= TASK GOAL =
Print the lines of the listing below verbatim from its first line through the line bearing "49.829, 49.831, 49.833, 49.835, 49.837, 49.838, 49.839, 49.84]". Any pictures are to be omitted.

= DATA SEGMENT =

----

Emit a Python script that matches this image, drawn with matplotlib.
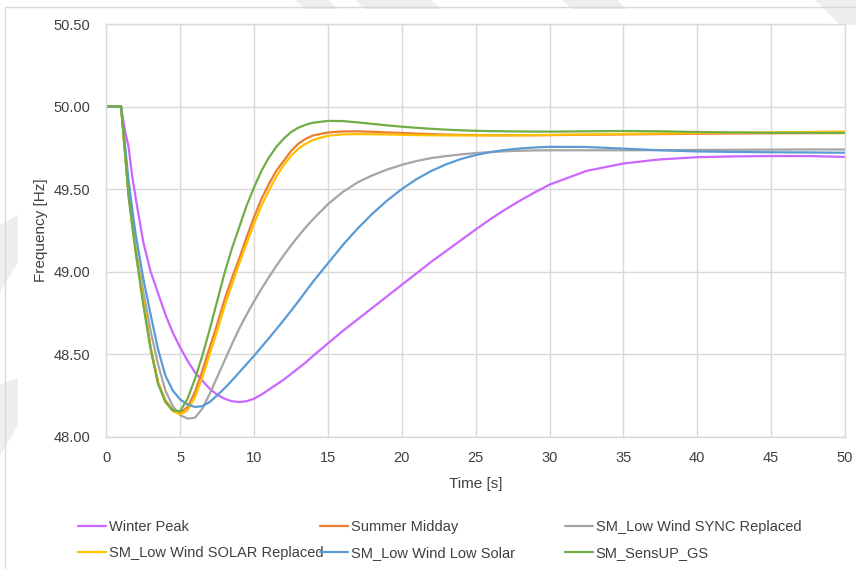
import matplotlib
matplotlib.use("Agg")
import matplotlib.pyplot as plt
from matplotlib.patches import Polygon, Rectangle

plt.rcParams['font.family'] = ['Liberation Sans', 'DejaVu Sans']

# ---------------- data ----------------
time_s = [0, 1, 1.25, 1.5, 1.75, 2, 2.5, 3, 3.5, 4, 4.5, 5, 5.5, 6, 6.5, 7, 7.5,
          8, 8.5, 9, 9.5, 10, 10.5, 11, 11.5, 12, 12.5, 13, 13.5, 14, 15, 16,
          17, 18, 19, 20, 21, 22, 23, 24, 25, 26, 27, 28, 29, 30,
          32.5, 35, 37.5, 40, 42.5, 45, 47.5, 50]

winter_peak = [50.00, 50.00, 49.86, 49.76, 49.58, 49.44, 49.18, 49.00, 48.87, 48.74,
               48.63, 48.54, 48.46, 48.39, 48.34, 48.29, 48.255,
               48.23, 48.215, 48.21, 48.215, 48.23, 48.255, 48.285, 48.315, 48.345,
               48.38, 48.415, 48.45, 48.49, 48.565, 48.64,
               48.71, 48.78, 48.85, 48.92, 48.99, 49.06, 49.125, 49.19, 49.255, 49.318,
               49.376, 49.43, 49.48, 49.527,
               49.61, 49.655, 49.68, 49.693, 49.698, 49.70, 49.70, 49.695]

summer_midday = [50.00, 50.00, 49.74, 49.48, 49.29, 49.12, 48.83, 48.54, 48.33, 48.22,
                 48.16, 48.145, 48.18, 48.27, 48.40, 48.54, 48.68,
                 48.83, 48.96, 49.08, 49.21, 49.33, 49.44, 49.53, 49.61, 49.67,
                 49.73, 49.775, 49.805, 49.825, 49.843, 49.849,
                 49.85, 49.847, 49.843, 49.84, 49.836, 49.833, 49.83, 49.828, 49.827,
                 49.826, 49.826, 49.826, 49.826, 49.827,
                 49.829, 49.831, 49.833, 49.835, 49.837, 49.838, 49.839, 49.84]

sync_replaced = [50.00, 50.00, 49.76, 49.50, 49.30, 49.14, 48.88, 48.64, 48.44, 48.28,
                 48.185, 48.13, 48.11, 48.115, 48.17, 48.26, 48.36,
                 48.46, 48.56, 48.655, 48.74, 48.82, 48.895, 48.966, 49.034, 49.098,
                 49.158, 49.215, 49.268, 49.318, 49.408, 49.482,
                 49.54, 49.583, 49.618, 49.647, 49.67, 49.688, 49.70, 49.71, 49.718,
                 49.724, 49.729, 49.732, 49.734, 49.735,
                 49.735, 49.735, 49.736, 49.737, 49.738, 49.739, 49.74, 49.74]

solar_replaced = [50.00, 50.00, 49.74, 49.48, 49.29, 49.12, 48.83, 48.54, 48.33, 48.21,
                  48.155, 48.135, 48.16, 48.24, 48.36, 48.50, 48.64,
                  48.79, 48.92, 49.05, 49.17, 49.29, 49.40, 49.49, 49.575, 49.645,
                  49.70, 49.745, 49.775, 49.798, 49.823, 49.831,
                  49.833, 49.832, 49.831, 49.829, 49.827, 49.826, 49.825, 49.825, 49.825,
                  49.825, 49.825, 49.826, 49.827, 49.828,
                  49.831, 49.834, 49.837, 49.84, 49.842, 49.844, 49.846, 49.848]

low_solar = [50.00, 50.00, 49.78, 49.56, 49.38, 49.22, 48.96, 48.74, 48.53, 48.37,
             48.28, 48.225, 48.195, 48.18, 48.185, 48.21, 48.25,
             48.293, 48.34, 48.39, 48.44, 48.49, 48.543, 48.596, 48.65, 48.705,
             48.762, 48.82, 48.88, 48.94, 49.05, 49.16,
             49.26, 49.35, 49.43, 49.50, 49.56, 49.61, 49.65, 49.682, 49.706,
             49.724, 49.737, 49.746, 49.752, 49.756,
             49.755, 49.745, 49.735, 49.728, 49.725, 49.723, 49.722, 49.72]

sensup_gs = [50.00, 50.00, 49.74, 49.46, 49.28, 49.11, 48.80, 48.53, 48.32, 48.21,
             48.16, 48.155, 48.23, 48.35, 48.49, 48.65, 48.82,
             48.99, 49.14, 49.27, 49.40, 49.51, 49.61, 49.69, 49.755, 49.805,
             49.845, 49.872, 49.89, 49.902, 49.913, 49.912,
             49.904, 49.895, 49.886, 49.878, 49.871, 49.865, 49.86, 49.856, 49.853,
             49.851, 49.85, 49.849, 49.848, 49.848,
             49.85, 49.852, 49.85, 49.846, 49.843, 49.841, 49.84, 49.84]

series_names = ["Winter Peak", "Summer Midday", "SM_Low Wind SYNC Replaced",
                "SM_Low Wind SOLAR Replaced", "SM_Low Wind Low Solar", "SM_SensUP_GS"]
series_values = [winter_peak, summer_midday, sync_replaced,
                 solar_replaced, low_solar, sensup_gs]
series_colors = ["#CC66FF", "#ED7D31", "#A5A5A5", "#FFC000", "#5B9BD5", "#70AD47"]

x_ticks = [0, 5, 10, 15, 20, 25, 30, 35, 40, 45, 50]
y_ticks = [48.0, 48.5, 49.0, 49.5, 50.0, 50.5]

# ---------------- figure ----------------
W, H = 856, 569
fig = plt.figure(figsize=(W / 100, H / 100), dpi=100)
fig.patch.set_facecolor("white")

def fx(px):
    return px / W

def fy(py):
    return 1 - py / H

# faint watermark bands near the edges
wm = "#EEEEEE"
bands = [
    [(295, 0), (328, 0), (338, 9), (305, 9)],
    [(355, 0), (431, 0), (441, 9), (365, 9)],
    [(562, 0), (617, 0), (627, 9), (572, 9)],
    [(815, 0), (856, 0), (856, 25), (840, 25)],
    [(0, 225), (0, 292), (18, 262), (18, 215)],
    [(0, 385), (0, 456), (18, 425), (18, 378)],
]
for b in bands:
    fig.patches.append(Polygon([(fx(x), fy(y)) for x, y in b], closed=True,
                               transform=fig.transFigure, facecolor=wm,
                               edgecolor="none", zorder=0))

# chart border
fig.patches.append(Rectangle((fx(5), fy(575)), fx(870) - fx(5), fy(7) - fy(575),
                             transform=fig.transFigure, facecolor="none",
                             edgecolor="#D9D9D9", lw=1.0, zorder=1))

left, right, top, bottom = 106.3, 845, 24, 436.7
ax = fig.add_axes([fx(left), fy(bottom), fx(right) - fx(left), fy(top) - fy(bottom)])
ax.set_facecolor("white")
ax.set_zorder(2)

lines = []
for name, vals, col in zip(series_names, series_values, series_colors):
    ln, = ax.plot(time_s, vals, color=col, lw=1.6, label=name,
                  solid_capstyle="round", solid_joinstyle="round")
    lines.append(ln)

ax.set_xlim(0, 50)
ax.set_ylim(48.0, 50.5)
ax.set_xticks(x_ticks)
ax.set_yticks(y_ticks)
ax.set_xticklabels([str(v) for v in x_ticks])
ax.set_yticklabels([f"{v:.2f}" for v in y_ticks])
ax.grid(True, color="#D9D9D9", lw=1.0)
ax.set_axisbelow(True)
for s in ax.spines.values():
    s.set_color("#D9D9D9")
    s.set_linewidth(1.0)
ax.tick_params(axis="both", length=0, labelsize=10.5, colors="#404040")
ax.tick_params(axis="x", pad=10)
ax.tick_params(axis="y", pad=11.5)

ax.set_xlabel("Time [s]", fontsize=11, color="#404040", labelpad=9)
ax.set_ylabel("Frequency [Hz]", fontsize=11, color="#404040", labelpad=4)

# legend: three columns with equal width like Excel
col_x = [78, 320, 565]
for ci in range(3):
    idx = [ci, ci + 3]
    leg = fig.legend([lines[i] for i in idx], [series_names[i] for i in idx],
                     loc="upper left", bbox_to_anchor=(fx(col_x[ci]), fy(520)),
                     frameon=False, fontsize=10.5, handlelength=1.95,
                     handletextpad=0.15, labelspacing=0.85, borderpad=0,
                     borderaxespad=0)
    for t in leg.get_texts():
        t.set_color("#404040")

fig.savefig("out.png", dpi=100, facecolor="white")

----

= EXPECTED ANSWER =
Emit a Python script that matches this image, drawn with matplotlib.
import matplotlib
matplotlib.use("Agg")
import matplotlib.pyplot as plt
from matplotlib.patches import Polygon, Rectangle

plt.rcParams['font.family'] = ['Liberation Sans', 'DejaVu Sans']

# ---------------- data ----------------
time_s = [0, 1, 1.25, 1.5, 1.75, 2, 2.5, 3, 3.5, 4, 4.5, 5, 5.5, 6, 6.5, 7, 7.5,
          8, 8.5, 9, 9.5, 10, 10.5, 11, 11.5, 12, 12.5, 13, 13.5, 14, 15, 16,
          17, 18, 19, 20, 21, 22, 23, 24, 25, 26, 27, 28, 29, 30,
          32.5, 35, 37.5, 40, 42.5, 45, 47.5, 50]

winter_peak = [50.00, 50.00, 49.86, 49.76, 49.58, 49.44, 49.18, 49.00, 48.87, 48.74,
               48.63, 48.54, 48.46, 48.39, 48.34, 48.29, 48.255,
               48.23, 48.215, 48.21, 48.215, 48.23, 48.255, 48.285, 48.315, 48.345,
               48.38, 48.415, 48.45, 48.49, 48.565, 48.64,
               48.71, 48.78, 48.85, 48.92, 48.99, 49.06, 49.125, 49.19, 49.255, 49.318,
               49.376, 49.43, 49.48, 49.527,
               49.61, 49.655, 49.68, 49.693, 49.698, 49.70, 49.70, 49.695]

summer_midday = [50.00, 50.00, 49.74, 49.48, 49.29, 49.12, 48.83, 48.54, 48.33, 48.22,
                 48.16, 48.145, 48.18, 48.27, 48.40, 48.54, 48.68,
                 48.83, 48.96, 49.08, 49.21, 49.33, 49.44, 49.53, 49.61, 49.67,
                 49.73, 49.775, 49.805, 49.825, 49.843, 49.849,
                 49.85, 49.847, 49.843, 49.84, 49.836, 49.833, 49.83, 49.828, 49.827,
                 49.826, 49.826, 49.826, 49.826, 49.827,
                 49.829, 49.831, 49.833, 49.835, 49.837, 49.838, 49.839, 49.84]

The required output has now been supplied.